With every attempt to defend their ludicrous new pensions policy the Scottish Government give up a little more economic credibility.
The influence the fake-Greens have gained makes a mockery of the electoral & parliamentary system. Is there a case to be made for removing the second ballot paper so that a single vote covers both constituency and list choices? It would stop this tactical use of second votes for a party that is SNP in all but name, which the system was not designed to cope with (and other parties could in theory exploit it).
Voters shouldn't be able to second guess themselves. Voting for two parties makes no sense, unless we're going to move to a properly proportional system.
You are absolutely right that Nicola's comment on Sarah Smith's revelations is inadequate.
The truth is that, for a variety of reasons, the SNP get away with highly dubious conduct which needs to be more effectively challenged.

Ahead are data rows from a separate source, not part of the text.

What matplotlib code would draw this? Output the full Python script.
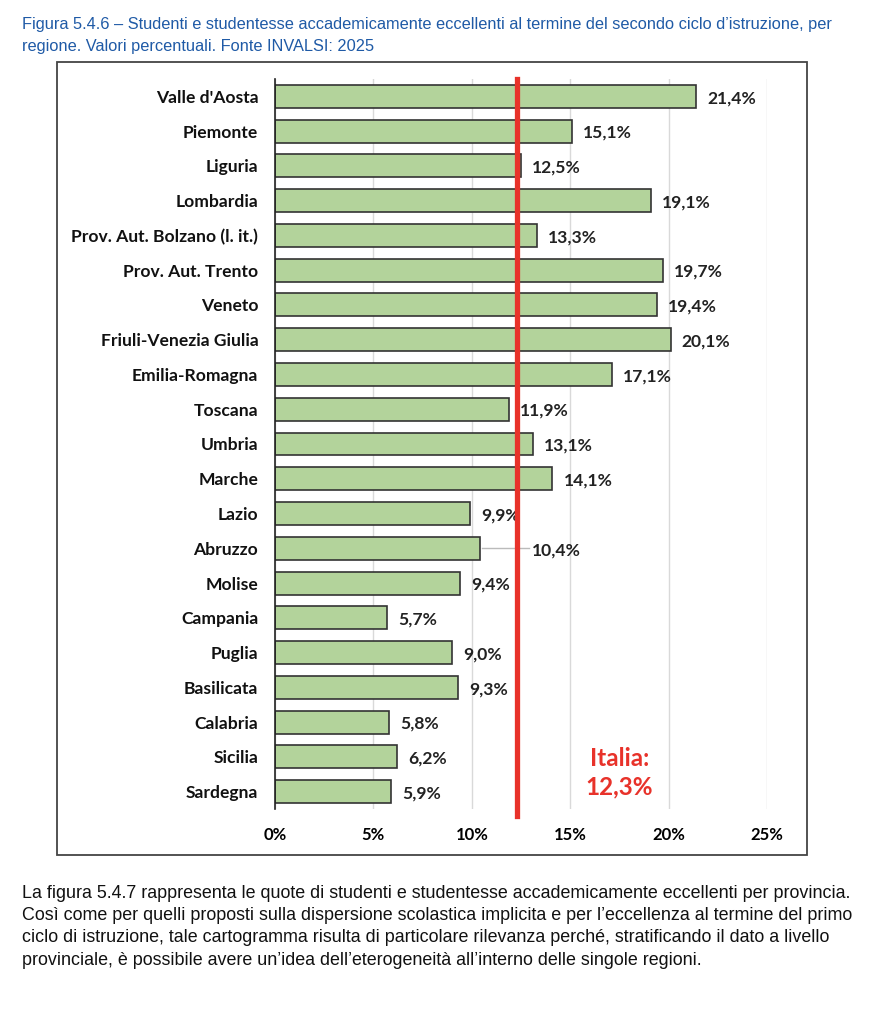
import matplotlib
matplotlib.use("Agg")
import matplotlib.pyplot as plt
from matplotlib.patches import Rectangle

regioni = ["Valle d'Aosta", "Piemonte", "Liguria", "Lombardia",
           "Prov. Aut. Bolzano (l. it.)", "Prov. Aut. Trento", "Veneto",
           "Friuli-Venezia Giulia", "Emilia-Romagna", "Toscana", "Umbria",
           "Marche", "Lazio", "Abruzzo", "Molise", "Campania", "Puglia",
           "Basilicata", "Calabria", "Sicilia", "Sardegna"]
valori = [21.4, 15.1, 12.5, 19.1, 13.3, 19.7, 19.4, 20.1, 17.1, 11.9, 13.1,
          14.1, 9.9, 10.4, 9.4, 5.7, 9.0, 9.3, 5.8, 6.2, 5.9]
italia = 12.3
xticks = [0, 5, 10, 15, 20, 25]

titolo = ["Figura 5.4.6 \u2013 Studenti e studentesse accademicamente eccellenti al termine del secondo ciclo d\u2019istruzione, per",
          "regione. Valori percentuali. Fonte INVALSI: 2025"]
testo = ["La figura 5.4.7 rappresenta le quote di studenti e studentesse accademicamente eccellenti per provincia.",
         "Cos\u00ec come per quelli proposti sulla dispersione scolastica implicita e per l\u2019eccellenza al termine del primo",
         "ciclo di istruzione, tale cartogramma risulta di particolare rilevanza perch\u00e9, stratificando il dato a livello",
         "provinciale, \u00e8 possibile avere un\u2019idea dell\u2019eterogeneit\u00e0 all\u2019interno delle singole regioni."]

fam_chart = ["Lato", "DejaVu Sans"]
fam_doc = ["Liberation Sans", "DejaVu Sans"]

fig = plt.figure(figsize=(8.71, 10.24), dpi=100)
W, H = 871, 1024

# titolo pagina
for i, riga in enumerate(titolo):
    fig.text(22 / W, 1 - (25 + i * 21) / H, riga, family=fam_doc, fontsize=11.75,
             color="#1f5aa6", va="center", ha="left")

# cornice del grafico
fig.patches.append(Rectangle((57 / W, 1 - 855 / H), 750 / W, 793 / H,
                             transform=fig.transFigure, fill=False,
                             edgecolor="#444444", linewidth=1.3))

ax = fig.add_axes([275 / W, 1 - 809 / H, 492 / W, 730 / H])
y = list(range(len(regioni)))
ax.barh(y, valori, height=0.66, color="#b3d39b", edgecolor="#333333", linewidth=1.2, zorder=3)
ax.set_xlim(0, 25)
ax.set_ylim(len(regioni) - 0.5, -0.5)
ax.set_xticks(xticks)
ax.set_xticklabels([f"{t}%" for t in xticks], family=fam_chart, fontsize=12, fontweight="bold")
ax.set_yticks(y)
ax.set_yticklabels(regioni, family=fam_chart, fontsize=12.6, fontweight="bold", color="#111111")
ax.tick_params(length=0, pad=12)
ax.tick_params(axis="x", pad=13)
ax.xaxis.grid(True, color="#d9d9d9", linewidth=1, zorder=0)
for s in ["top", "right", "bottom"]:
    ax.spines[s].set_visible(False)
ax.spines["left"].set_color("#222222")
ax.spines["left"].set_linewidth(1.2)
ax.spines["left"].set_zorder(4)

for yi, v, nome in zip(y, valori, regioni):
    lab = f"{v:.1f}%".replace(".", ",")
    if nome == "Abruzzo":
        ax.plot([v + 0.1, italia + 0.6], [yi, yi], color="#bbbbbb", linewidth=1, zorder=2)
        ax.text(italia + 0.75, yi + 0.05, lab, va="center", ha="left", family=fam_chart,
                fontsize=12.6, fontweight="bold", color="#222222")
    else:
        ax.annotate(lab, (v, yi + 0.05), xytext=(8, 0), textcoords="offset points",
                    va="center", ha="left", family=fam_chart, fontsize=12.6,
                    fontweight="bold", color="#222222")

ax.axvline(italia, ymin=-0.01, ymax=1.0, color="#e8322a", linewidth=3.8, zorder=5, clip_on=False)
ax.text(17.5, 19.45, "Italia:\n12,3%", color="#e8322a", family=fam_chart, fontsize=17.5,
        fontweight="bold", ha="center", va="center", linespacing=1.3)

# testo sotto il grafico
for i, riga in enumerate(testo):
    fig.text(22 / W, 1 - (893 + i * 22.5) / H, riga, family=fam_doc, fontsize=12.9,
             color="#111111", va="center", ha="left")

fig.savefig("out.png", dpi=100)
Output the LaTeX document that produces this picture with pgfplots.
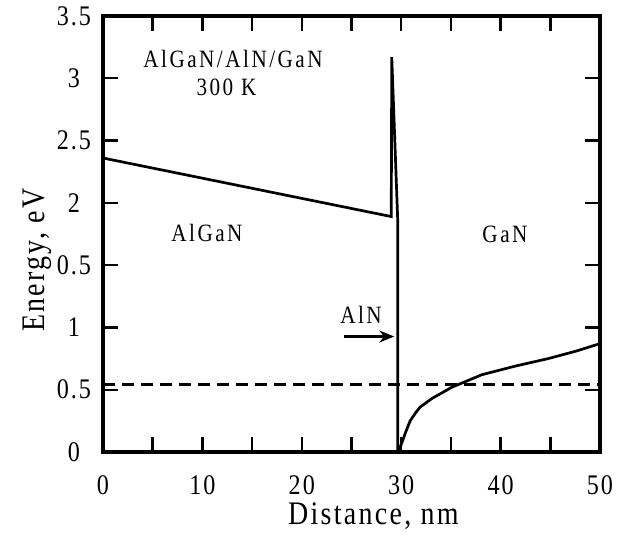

Until that happens Nicola will feel little pressure to tackle the worst aspects of Scottish nationalism.
I think that the abuse of Sarah Smith needs to be seen in the context of Alex Salmond's deliberate use of BBC journalists as a punch bag in 2014. At the time few of us understood the Trumpian tactics of distract, deceive and divide and Salmond's approach almost worked. Although his politics were odious they did succeed in making the SNP our dominant party and Nicola Sturgeon owes a lot to them and him. She thus bears a responsibility to try to undo the damage that has been done and this should start with acknowledgement of the quality of the journalism that Sarah and others at the BBC have produced over the years and the removal of the stigma of the accusation of systematic bias.
She will need to feel under pressure to do this and that can only come from the one party the SNP really fear and hate - Labour. I understand Anas Sarwar's reluctance to campaign on issues like this and his desire to push issues like health, education and the economy to the fore. Experience has shown however that the lies of nationalism have to be confronted head on.